大腸憩室症

Colonic Diverticulosis

大腸憩室症とは

大腸憩室症とは、大腸の壁に袋状のくぼみ(憩室)ができる疾患です。多くは無症状ですが、憩室に炎症が起こると憩室炎となり、腹痛や発熱などの症状が現れます。加齢とともに頻度が増え、高齢者に多くみられる傾向があります。

憩室の好発部位

  • S状結腸60
  • 上行結腸20
  • 横行結腸10
  • その他10

憩室はお腹の中のS状結腸にできやすく、上行結腸や横行結腸にも見られることがあります。憩室自体は無症状の場合も多いですが、腹痛や便の異常、出血などの症状が出た場合は早めの受診が大切です。

年代別の憩室症の発症傾向

  • 40代以下
    10
  • 50代
    20
  • 60代
    30
  • 70代以上
    40

憩室症は加齢とともに増える傾向があります。特に60代以降で多く見られます。症状が軽くても、腹痛や便通の変化、出血などがあれば早めに医療機関で相談することが重要です。

大腸憩室症の主な症状

無症状のことが多いですが、以下のような症状が現れることがあります。

  • 左下腹部の痛み
  • 発熱
  • 下痢または便秘
  • お腹の張り
  • 血便(出血を伴う場合)

大腸憩室症の原因とリスク要因

  • 加齢による腸壁の脆弱化
  • 食物繊維不足
  • 便秘の習慣
  • 肥満や運動不足
  • 腸管内圧の上昇

大腸憩室症の検査・診断方法

大腸憩室症の診断には、内視鏡検査や画像検査が有効です。憩室の有無や炎症の程度を把握し、合併症の有無を確認することが診断と治療方針の決定に役立ちます。

下部内視鏡検査(大腸カメラ)

大腸内を直接観察し、憩室の有無や分布、粘膜の状態を確認します。出血源の特定にも有用です。

血液検査

白血球数やCRPなどの炎症マーカーを確認し、全身状態や炎症の程度を把握します。

大腸憩室症の治療法

憩室炎の有無によって治療内容が異なります。

  • 無症状の場合は経過観察
  • 軽症の憩室炎:食事制限・抗生剤投与
  • 重症例:入院治療や点滴、まれに手術
  • 再発予防としての食事・生活習慣の改善

大腸憩室症の予防と再発防止

  • 食物繊維を多く含む食事を心がける
  • こまめな水分摂取
  • 適度な運動を行う
  • 便秘を予防・改善する
  • 定期的な内視鏡検査で早期発見

大腸憩室症に関するよくあるご質問

大腸憩室があっても治療は必要ですか?

大腸憩室があっても無症状であれば治療は基本的に不要です。
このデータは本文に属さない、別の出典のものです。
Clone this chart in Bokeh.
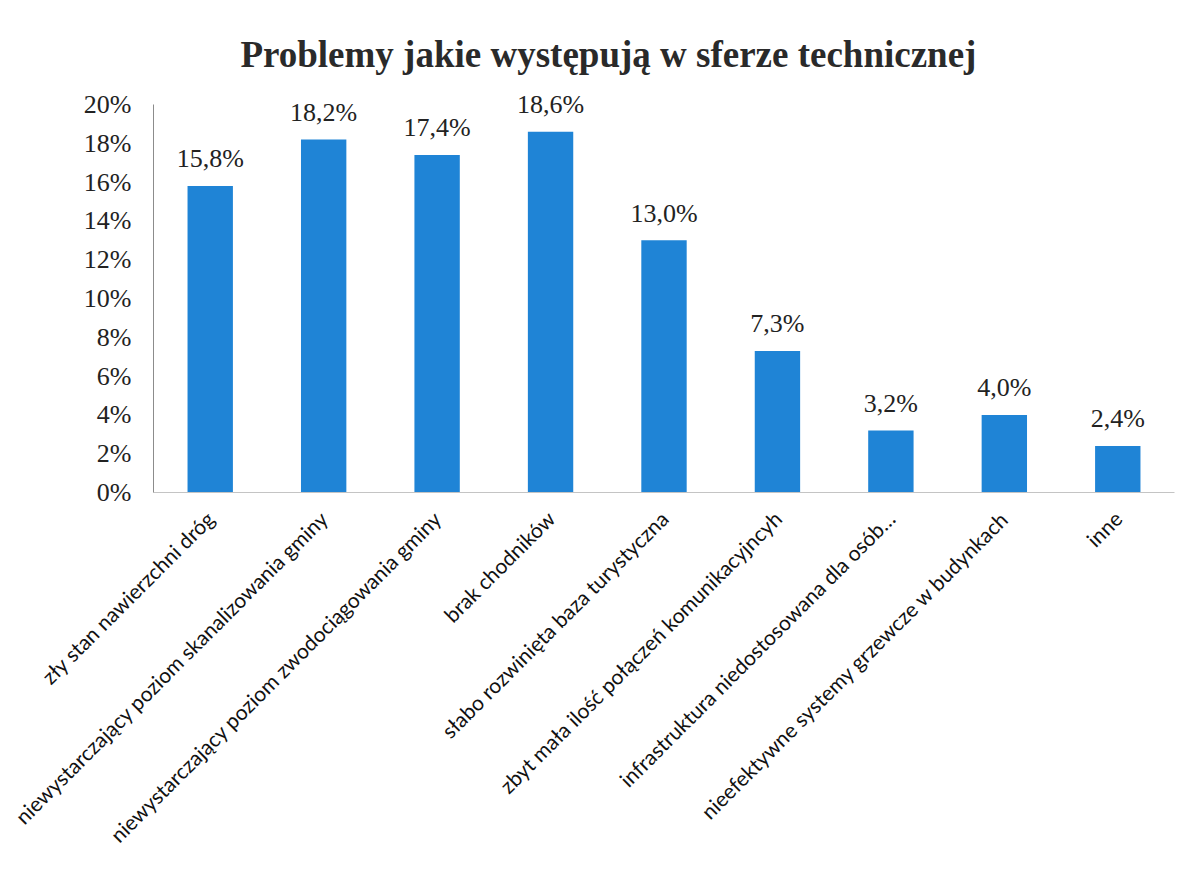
from math import pi
from bokeh.plotting import figure
from bokeh.models import ColumnDataSource, FactorRange, Range1d, FixedTicker, PrintfTickFormatter, Label
from bokeh.core.properties import value
from bokeh.embed import file_html
from bokeh.resources import INLINE

title_text = "Problemy jakie występują w sferze technicznej"
categories = [
    "zły stan nawierzchni dróg",
    "niewystarczający poziom skanalizowania gminy",
    "niewystarczający poziom zwodociągowania gminy",
    "brak chodników",
    "słabo rozwinięta baza turystyczna",
    "zbyt mała ilość połączeń komunikacyjncyh",
    "infrastruktura niedostosowana dla osób…",
    "nieefektywne systemy grzewcze w budynkach",
    "inne",
]
values = [15.8, 18.2, 17.4, 18.6, 13.0, 7.3, 3.2, 4.0, 2.4]
y_ticks = [0, 2, 4, 6, 8, 10, 12, 14, 16, 18, 20]

labels = [f"{v:.1f}%".replace(".", ",") for v in values]
src = ColumnDataSource(dict(cat=categories, val=values, lab=labels))

W, H = 1199, 884
p = figure(
    width=W, height=H,
    x_range=FactorRange(*categories, range_padding=0),
    y_range=Range1d(0, 24.95),
    output_backend="svg", toolbar_location=None,
    min_border_left=153, min_border_right=25,
    min_border_top=8, min_border_bottom=392,
)
p.outline_line_color = None
p.xgrid.grid_line_color = None
p.ygrid.grid_line_color = None
p.background_fill_color = "white"
p.border_fill_color = "white"

p.vbar(x="cat", top="val", width=0.4, source=src, fill_color="#1f84d6", line_color=None)
p.text(x="cat", y="val", text="lab", source=src, text_align="center", text_baseline="middle",
       y_offset=-27, text_font=value("Liberation Serif"), text_font_size="26px", text_color="#222222")

# y axis
ya = p.yaxis[0]
ya.ticker = FixedTicker(ticks=y_ticks)
ya.bounds = (0, 20)
ya.formatter = PrintfTickFormatter(format="%d%%")
ya.major_tick_line_color = None
ya.minor_tick_line_color = None
ya.axis_line_color = "#8c8c8c"
ya.major_label_text_font = "Liberation Serif"
ya.major_label_text_font_size = "26px"
ya.major_label_text_color = "#222222"
ya.major_label_standoff = 16

# x axis
xa = p.xaxis[0]
xa.major_tick_line_color = None
xa.minor_tick_line_color = None
xa.axis_line_color = "#c4c4c4"
xa.major_label_orientation = pi / 4
xa.major_label_text_font = "Lato"
xa.major_label_text_font_size = "21px"
xa.major_label_text_color = "#111111"
xa.major_label_standoff = 16

p.add_layout(Label(x=4.01, y=22.6, text=title_text,
                   text_align="center", text_baseline="middle",
                   text_font="Liberation Serif", text_font_style="bold",
                   text_font_size="37px", text_color="#2a2a2a"))

open("out.html", "w").write(file_html(p, INLINE))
しかし、憩室炎や出血のリスクがあるため、定期的な経過観察や内視鏡検査によるチェックが推奨されます。

大腸憩室の症状にはどんなものがありますか?

多くの場合は自覚症状がありませんが、憩室炎になると腹痛や発熱、便通異常、血便などが現れることがあります。症状が出た場合は速やかに医療機関を受診しましょう。

大腸憩室の再発を防ぐにはどうすればよいですか?

便通のコントロール、食物繊維を多く含む食事、水分補給が有効です。便秘や過度な腹圧を避けることも再発予防につながります。生活習慣の改善が大切です。

大腸憩室はどのように診断しますか?

大腸内視鏡検査で憩室の有無や状態を直接確認できます。必要に応じてCT検査を行うことで、炎症や合併症の有無も詳しく評価できます。

大腸憩室がある場合、どのような治療が行われますか?

無症状の場合は経過観察が中心です。憩室炎や出血などの合併症がある場合は、内服薬や点滴、重症例では入院治療や手術が検討されます。早期に症状を把握するために定期的な内視鏡検査が重要です。